Modern strategies of prophylaxis of chasse of cervix of the uterus. Realities of present time (literature review)


  • V.K. Kondratiuk Shupyk National Healthcare University of Ukraine, Kyiv; SI «Institute of Pediatrics, Obstetrics and Gynecology named after academician O.M. Lukyanova of the NAMS of Ukraine», Kyiv, Ukraine
  • N.Ie. Horban SI «Institute of Pediatrics, Obstetrics and Gynecology named after academician O.M. Lukyanova of the NAMS of Ukraine», Kyiv, Ukraine
  • N.D. Koblosh SI «Institute of Pediatrics, Obstetrics and Gynecology named after academician O.M. Lukyanova of the NAMS of Ukraine», Kyiv, Ukraine



human papilloma virus, cervical cancer, vaccination, cornavirus disease


The role of human papilloma virus in the development of cervical cancer and other diseases of the anogenital area is proven and well known.

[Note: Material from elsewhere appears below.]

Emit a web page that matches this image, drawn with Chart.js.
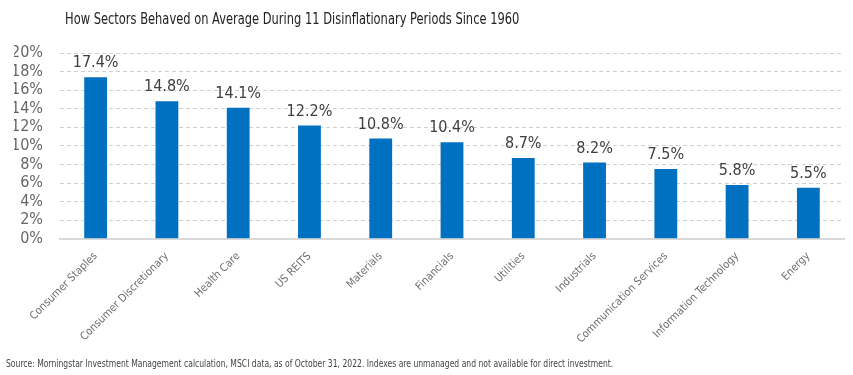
<html>
<head>
    <script src="https://cdn.jsdelivr.net/npm/chart.js@4.2.0/dist/chart.umd.min.js"></script>
    <style>
        body { margin: 0; background: #fff; }
        #wrap { position: relative; width: 853px; height: 375px; }
        #title { position: absolute; left: 65px; top: 10px; font: 15px "Liberation Sans Narrow", "DejaVu Sans Condensed", sans-serif; color: #222; transform: scaleX(0.85); transform-origin: left top; white-space: nowrap; }
        #source { position: absolute; left: 6px; top: 358px; font: 10px "Liberation Sans Narrow", "DejaVu Sans Condensed", sans-serif; color: #444; transform: scaleX(0.85); transform-origin: left top; white-space: nowrap; }
    </style>
</head>
<body>
<div id="wrap">
<canvas id="myChart" width="853" height="375"></canvas>
<div id="title">How Sectors Behaved on Average During 11 Disinflationary Periods Since 1960</div>
<div id="source">Source: Morningstar Investment Management calculation, MSCI data, as of October 31, 2022. Indexes are unmanaged and not available for direct investment.</div>
</div>
<script>
const FONT = '"Liberation Sans Narrow", "DejaVu Sans Condensed", sans-serif';

// Chart data
const sectors = ["Consumer Staples", "Consumer Discretionary", "Health Care", "US REITS", "Materials",
    "Financials", "Utilities", "Industrials", "Communication Services", "Information Technology", "Energy"];
const avgReturn = [17.4, 14.8, 14.1, 12.2, 10.8, 10.4, 8.7, 8.2, 7.5, 5.8, 5.5];
const yTicks = [0, 2, 4, 6, 8, 10, 12, 14, 16, 18, 20];

// Value labels above each bar
const barLabels = {
    id: "barLabels",
    afterDatasetsDraw(chart) {
        const c = chart.ctx;
        c.save();
        c.font = "16px " + FONT;
        c.fillStyle = "#404040";
        c.textAlign = "center";
        c.textBaseline = "bottom";
        chart.getDatasetMeta(0).data.forEach((bar, i) => {
            c.fillText(avgReturn[i].toFixed(1) + "%", bar.x, bar.y - 6);
        });
        c.restore();
    }
};

const ctx = document.getElementById("myChart").getContext("2d");
const chart = new Chart(ctx, {
    type: "bar",
    data: {
        labels: sectors,
        datasets: [{
            data: avgReturn,
            backgroundColor: "#0070c0",
            categoryPercentage: 1,
            barPercentage: 0.32
        }]
    },
    options: {
        responsive: false,
        animation: false,
        layout: { padding: { left: 14, right: 9, top: 53, bottom: 26 } },
        plugins: {
            legend: { display: false },
            tooltip: { enabled: false }
        },
        scales: {
            x: {
                grid: { display: false },
                border: { color: "#d9d9d9", width: 2 },
                afterFit: axis => { axis.paddingLeft = 0; axis.paddingRight = 0; },
                ticks: {
                    minRotation: 45,
                    maxRotation: 45,
                    color: "#6f6f6f",
                    font: { family: FONT, size: 11 }
                }
            },
            y: {
                min: 0,
                max: 20,
                afterBuildTicks: axis => { axis.ticks = yTicks.map(v => ({ value: v })); },
                afterFit: axis => { axis.width = 46; },
                border: { display: false, dash: [4, 3] },
                grid: { color: "#d0d0d0", drawTicks: false },
                ticks: {
                    autoSkip: false,
                    padding: 17,
                    color: "#666",
                    font: { family: FONT, size: 16 },
                    callback: v => v + "%"
                }
            }
        }
    },
    plugins: [barLabels]
});
</script>
</body>
</html>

Despite this, there is an annual increase in the incidence of cervical cancer. Cervical cancer screening is a population-based set of organizational and medical measures aimed at early detection of precancerous and tumorous diseases of the cervix and to reduce mortality in this group of patients. After the discovery of the viral nature of cervical cancer and the introduction of a number of methods to detect human papilloma virus — HPV testing has become important. Diagnosis of cancer in the early stages increases the likelihood of an effective response to organ-sparing surgical treatment, increases the patient's chances of survival and allows the use of less expensive treatments. HPV screening is sensitive not only to the detection of precancerous diseases, but also significantly reduces the incidence and mortality from cervical cancer, which is the main indicator of its effectiveness. However, specific antiviral treatments for human papillomavirus have not been developed, and vaccination is the only effective way to prevent cervical cancer and other associated diseases. The prevalence of papillomavirus infection has increased more than 10-fold in the last decade. One of the key points in cervical cancer prevention is vaccination. Routine HPV vaccination is recommended at the age of 11–12 years and can also be given from the age of 9; vaccination is recommended for all people under the age of 26 who did not pass the procedure on time; when vaccinating persons <15 years of age, it is recommended to administer the vaccine according to a 2-dose schedule. Individuals with human immunodeficiency virus and other immunosuppressed conditions should receive a 3-dose vaccination. In countries where human papillomavirus vaccination is widely used, the incidence rates show a decrease in the incidence of cervical cancer. The coronavirus pandemic threatens to disrupt vaccination against human viral papilloma in low- and middle-income countries, which negatively affects the strategy to eliminate cervical cancer. The WHO Global Response to the COVID Pandemic has been a catalyst for innovation and adaptation at the health system level that can be used to improve access to and dissemination of information in the context of HPV vaccination and cervical cancer screening.

No conflict of interest was declared by the authors.